- Material provided -

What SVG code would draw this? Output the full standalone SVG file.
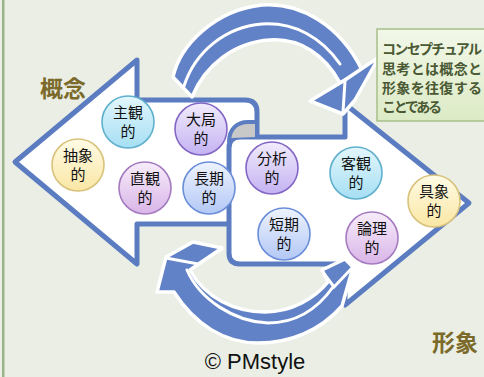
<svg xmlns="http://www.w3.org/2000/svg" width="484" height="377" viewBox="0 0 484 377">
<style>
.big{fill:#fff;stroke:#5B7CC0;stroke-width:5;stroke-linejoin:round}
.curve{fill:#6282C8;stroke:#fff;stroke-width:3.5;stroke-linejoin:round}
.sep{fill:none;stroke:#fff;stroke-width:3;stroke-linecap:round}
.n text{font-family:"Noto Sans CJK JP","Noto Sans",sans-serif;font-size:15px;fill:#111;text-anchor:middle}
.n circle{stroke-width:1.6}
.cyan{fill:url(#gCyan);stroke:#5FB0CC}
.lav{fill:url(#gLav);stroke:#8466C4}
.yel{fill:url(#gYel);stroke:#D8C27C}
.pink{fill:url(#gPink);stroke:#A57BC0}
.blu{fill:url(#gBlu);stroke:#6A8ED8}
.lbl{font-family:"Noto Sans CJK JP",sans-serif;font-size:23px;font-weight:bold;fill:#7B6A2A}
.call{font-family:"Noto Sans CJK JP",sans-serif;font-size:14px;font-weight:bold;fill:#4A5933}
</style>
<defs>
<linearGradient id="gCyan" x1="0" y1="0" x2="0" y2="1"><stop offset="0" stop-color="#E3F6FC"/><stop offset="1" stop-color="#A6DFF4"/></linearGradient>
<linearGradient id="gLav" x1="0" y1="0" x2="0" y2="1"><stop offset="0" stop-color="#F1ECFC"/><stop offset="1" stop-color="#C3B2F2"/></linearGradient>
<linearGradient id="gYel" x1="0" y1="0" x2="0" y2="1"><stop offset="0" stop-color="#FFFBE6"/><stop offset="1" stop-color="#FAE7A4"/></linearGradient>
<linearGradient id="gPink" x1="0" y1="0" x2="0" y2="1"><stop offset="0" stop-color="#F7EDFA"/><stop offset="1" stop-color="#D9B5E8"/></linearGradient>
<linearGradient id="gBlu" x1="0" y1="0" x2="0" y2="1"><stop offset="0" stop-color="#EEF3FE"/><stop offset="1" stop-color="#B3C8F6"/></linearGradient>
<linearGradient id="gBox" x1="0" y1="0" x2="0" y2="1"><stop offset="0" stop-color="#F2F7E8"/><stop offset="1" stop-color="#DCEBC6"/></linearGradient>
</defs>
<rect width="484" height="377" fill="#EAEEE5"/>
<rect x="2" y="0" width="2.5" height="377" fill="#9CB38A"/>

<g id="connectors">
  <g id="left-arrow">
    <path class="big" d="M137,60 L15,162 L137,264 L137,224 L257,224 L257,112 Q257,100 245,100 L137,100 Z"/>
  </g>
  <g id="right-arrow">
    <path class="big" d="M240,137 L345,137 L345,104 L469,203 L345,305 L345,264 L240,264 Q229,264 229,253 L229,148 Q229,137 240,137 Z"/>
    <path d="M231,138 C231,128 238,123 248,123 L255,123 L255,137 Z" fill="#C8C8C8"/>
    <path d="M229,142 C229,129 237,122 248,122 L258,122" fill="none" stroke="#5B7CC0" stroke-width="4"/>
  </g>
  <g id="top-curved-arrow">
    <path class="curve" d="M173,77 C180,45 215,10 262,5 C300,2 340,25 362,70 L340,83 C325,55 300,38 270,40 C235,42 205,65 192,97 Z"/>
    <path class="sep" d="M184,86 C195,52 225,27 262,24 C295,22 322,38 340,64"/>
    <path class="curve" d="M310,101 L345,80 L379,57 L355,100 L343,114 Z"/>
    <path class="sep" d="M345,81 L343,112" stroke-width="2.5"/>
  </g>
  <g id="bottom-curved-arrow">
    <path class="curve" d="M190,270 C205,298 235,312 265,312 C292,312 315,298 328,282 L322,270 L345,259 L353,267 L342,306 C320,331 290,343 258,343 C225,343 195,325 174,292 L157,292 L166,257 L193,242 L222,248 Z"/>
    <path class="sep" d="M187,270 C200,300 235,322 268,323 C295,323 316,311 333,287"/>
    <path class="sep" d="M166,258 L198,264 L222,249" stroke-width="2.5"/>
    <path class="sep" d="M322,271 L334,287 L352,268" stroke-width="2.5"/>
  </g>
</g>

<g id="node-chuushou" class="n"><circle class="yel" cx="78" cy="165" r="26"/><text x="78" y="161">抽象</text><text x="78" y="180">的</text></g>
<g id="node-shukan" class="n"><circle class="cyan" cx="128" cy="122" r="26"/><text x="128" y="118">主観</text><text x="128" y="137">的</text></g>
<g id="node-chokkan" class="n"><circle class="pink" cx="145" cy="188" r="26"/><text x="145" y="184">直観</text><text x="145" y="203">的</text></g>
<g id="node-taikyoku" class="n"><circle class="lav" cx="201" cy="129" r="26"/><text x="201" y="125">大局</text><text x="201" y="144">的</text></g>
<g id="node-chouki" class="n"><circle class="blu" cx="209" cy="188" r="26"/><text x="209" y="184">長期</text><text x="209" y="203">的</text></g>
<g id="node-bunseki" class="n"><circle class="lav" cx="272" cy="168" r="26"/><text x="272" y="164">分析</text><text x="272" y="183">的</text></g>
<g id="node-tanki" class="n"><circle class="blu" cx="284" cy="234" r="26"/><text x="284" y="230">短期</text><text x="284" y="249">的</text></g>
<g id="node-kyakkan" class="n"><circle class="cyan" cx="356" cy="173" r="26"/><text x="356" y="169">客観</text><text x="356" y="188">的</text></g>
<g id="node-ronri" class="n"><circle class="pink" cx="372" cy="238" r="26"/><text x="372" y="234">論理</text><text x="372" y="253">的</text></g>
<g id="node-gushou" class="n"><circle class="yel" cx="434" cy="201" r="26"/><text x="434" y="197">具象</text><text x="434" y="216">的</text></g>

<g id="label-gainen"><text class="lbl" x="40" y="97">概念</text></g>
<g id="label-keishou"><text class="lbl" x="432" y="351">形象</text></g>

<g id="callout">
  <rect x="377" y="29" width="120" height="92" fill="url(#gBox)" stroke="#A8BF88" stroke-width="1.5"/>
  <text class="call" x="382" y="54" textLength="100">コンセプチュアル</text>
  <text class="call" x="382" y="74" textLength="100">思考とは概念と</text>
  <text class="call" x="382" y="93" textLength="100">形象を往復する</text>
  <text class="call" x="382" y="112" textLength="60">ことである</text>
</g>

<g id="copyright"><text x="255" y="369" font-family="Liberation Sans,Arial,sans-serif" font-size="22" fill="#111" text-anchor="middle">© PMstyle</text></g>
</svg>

- Job -
Quote everything in the listing above exactly; pictures are the only thing to omit.

- Written answer -
What SVG code would draw this? Output the full standalone SVG file.
<svg xmlns="http://www.w3.org/2000/svg" width="484" height="377" viewBox="0 0 484 377">
<style>
.big{fill:#fff;stroke:#5B7CC0;stroke-width:5;stroke-linejoin:round}
.curve{fill:#6282C8;stroke:#fff;stroke-width:3.5;stroke-linejoin:round}
.sep{fill:none;stroke:#fff;stroke-width:3;stroke-linecap:round}
.n text{font-family:"Noto Sans CJK JP","Noto Sans",sans-serif;font-size:15px;fill:#111;text-anchor:middle}
.n circle{stroke-width:1.6}
.cyan{fill:url(#gCyan);stroke:#5FB0CC}
.lav{fill:url(#gLav);stroke:#8466C4}
.yel{fill:url(#gYel);stroke:#D8C27C}
.pink{fill:url(#gPink);stroke:#A57BC0}
.blu{fill:url(#gBlu);stroke:#6A8ED8}
.lbl{font-family:"Noto Sans CJK JP",sans-serif;font-size:23px;font-weight:bold;fill:#7B6A2A}
.call{font-family:"Noto Sans CJK JP",sans-serif;font-size:14px;font-weight:bold;fill:#4A5933}
</style>
<defs>
<linearGradient id="gCyan" x1="0" y1="0" x2="0" y2="1"><stop offset="0" stop-color="#E3F6FC"/><stop offset="1" stop-color="#A6DFF4"/></linearGradient>
<linearGradient id="gLav" x1="0" y1="0" x2="0" y2="1"><stop offset="0" stop-color="#F1ECFC"/><stop offset="1" stop-color="#C3B2F2"/></linearGradient>
<linearGradient id="gYel" x1="0" y1="0" x2="0" y2="1"><stop offset="0" stop-color="#FFFBE6"/><stop offset="1" stop-color="#FAE7A4"/></linearGradient>
<linearGradient id="gPink" x1="0" y1="0" x2="0" y2="1"><stop offset="0" stop-color="#F7EDFA"/><stop offset="1" stop-color="#D9B5E8"/></linearGradient>
<linearGradient id="gBlu" x1="0" y1="0" x2="0" y2="1"><stop offset="0" stop-color="#EEF3FE"/><stop offset="1" stop-color="#B3C8F6"/></linearGradient>
<linearGradient id="gBox" x1="0" y1="0" x2="0" y2="1"><stop offset="0" stop-color="#F2F7E8"/><stop offset="1" stop-color="#DCEBC6"/></linearGradient>
</defs>
<rect width="484" height="377" fill="#EAEEE5"/>
<rect x="2" y="0" width="2.5" height="377" fill="#9CB38A"/>

<g id="connectors">
  <g id="left-arrow">
    <path class="big" d="M137,60 L15,162 L137,264 L137,224 L257,224 L257,112 Q257,100 245,100 L137,100 Z"/>
  </g>
  <g id="right-arrow">
    <path class="big" d="M240,137 L345,137 L345,104 L469,203 L345,305 L345,264 L240,264 Q229,264 229,253 L229,148 Q229,137 240,137 Z"/>
    <path d="M231,138 C231,128 238,123 248,123 L255,123 L255,137 Z" fill="#C8C8C8"/>
    <path d="M229,142 C229,129 237,122 248,122 L258,122" fill="none" stroke="#5B7CC0" stroke-width="4"/>
  </g>
  <g id="top-curved-arrow">
    <path class="curve" d="M173,77 C180,45 215,10 262,5 C300,2 340,25 362,70 L340,83 C325,55 300,38 270,40 C235,42 205,65 192,97 Z"/>
    <path class="sep" d="M184,86 C195,52 225,27 262,24 C295,22 322,38 340,64"/>
    <path class="curve" d="M310,101 L345,80 L379,57 L355,100 L343,114 Z"/>
    <path class="sep" d="M345,81 L343,112" stroke-width="2.5"/>
  </g>
  <g id="bottom-curved-arrow">
    <path class="curve" d="M190,270 C205,298 235,312 265,312 C292,312 315,298 328,282 L322,270 L345,259 L353,267 L342,306 C320,331 290,343 258,343 C225,343 195,325 174,292 L157,292 L166,257 L193,242 L222,248 Z"/>
    <path class="sep" d="M187,270 C200,300 235,322 268,323 C295,323 316,311 333,287"/>
    <path class="sep" d="M166,258 L198,264 L222,249" stroke-width="2.5"/>
    <path class="sep" d="M322,271 L334,287 L352,268" stroke-width="2.5"/>
  </g>
</g>

<g id="node-chuushou" class="n"><circle class="yel" cx="78" cy="165" r="26"/><text x="78" y="161">抽象</text><text x="78" y="180">的</text></g>
<g id="node-shukan" class="n"><circle class="cyan" cx="128" cy="122" r="26"/><text x="128" y="118">主観</text><text x="128" y="137">的</text></g>
<g id="node-chokkan" class="n"><circle class="pink" cx="145" cy="188" r="26"/><text x="145" y="184">直観</text><text x="145" y="203">的</text></g>
<g id="node-taikyoku" class="n"><circle class="lav" cx="201" cy="129" r="26"/><text x="201" y="125">大局</text><text x="201" y="144">的</text></g>
<g id="node-chouki" class="n"><circle class="blu" cx="209" cy="188" r="26"/><text x="209" y="184">長期</text><text x="209" y="203">的</text></g>
<g id="node-bunseki" class="n"><circle class="lav" cx="272" cy="168" r="26"/><text x="272" y="164">分析</text><text x="272" y="183">的</text></g>
<g id="node-tanki" class="n"><circle class="blu" cx="284" cy="234" r="26"/><text x="284" y="230">短期</text><text x="284" y="249">的</text></g>
<g id="node-kyakkan" class="n"><circle class="cyan" cx="356" cy="173" r="26"/><text x="356" y="169">客観</text><text x="356" y="188">的</text></g>
<g id="node-ronri" class="n"><circle class="pink" cx="372" cy="238" r="26"/><text x="372" y="234">論理</text><text x="372" y="253">的</text></g>
<g id="node-gushou" class="n"><circle class="yel" cx="434" cy="201" r="26"/><text x="434" y="197">具象</text><text x="434" y="216">的</text></g>

<g id="label-gainen"><text class="lbl" x="40" y="97">概念</text></g>
<g id="label-keishou"><text class="lbl" x="432" y="351">形象</text></g>

<g id="callout">
  <rect x="377" y="29" width="120" height="92" fill="url(#gBox)" stroke="#A8BF88" stroke-width="1.5"/>
  <text class="call" x="382" y="54" textLength="100">コンセプチュアル</text>
  <text class="call" x="382" y="74" textLength="100">思考とは概念と</text>
  <text class="call" x="382" y="93" textLength="100">形象を往復する</text>
  <text class="call" x="382" y="112" textLength="60">ことである</text>
</g>

<g id="copyright"><text x="255" y="369" font-family="Liberation Sans,Arial,sans-serif" font-size="22" fill="#111" text-anchor="middle">© PMstyle</text></g>
</svg>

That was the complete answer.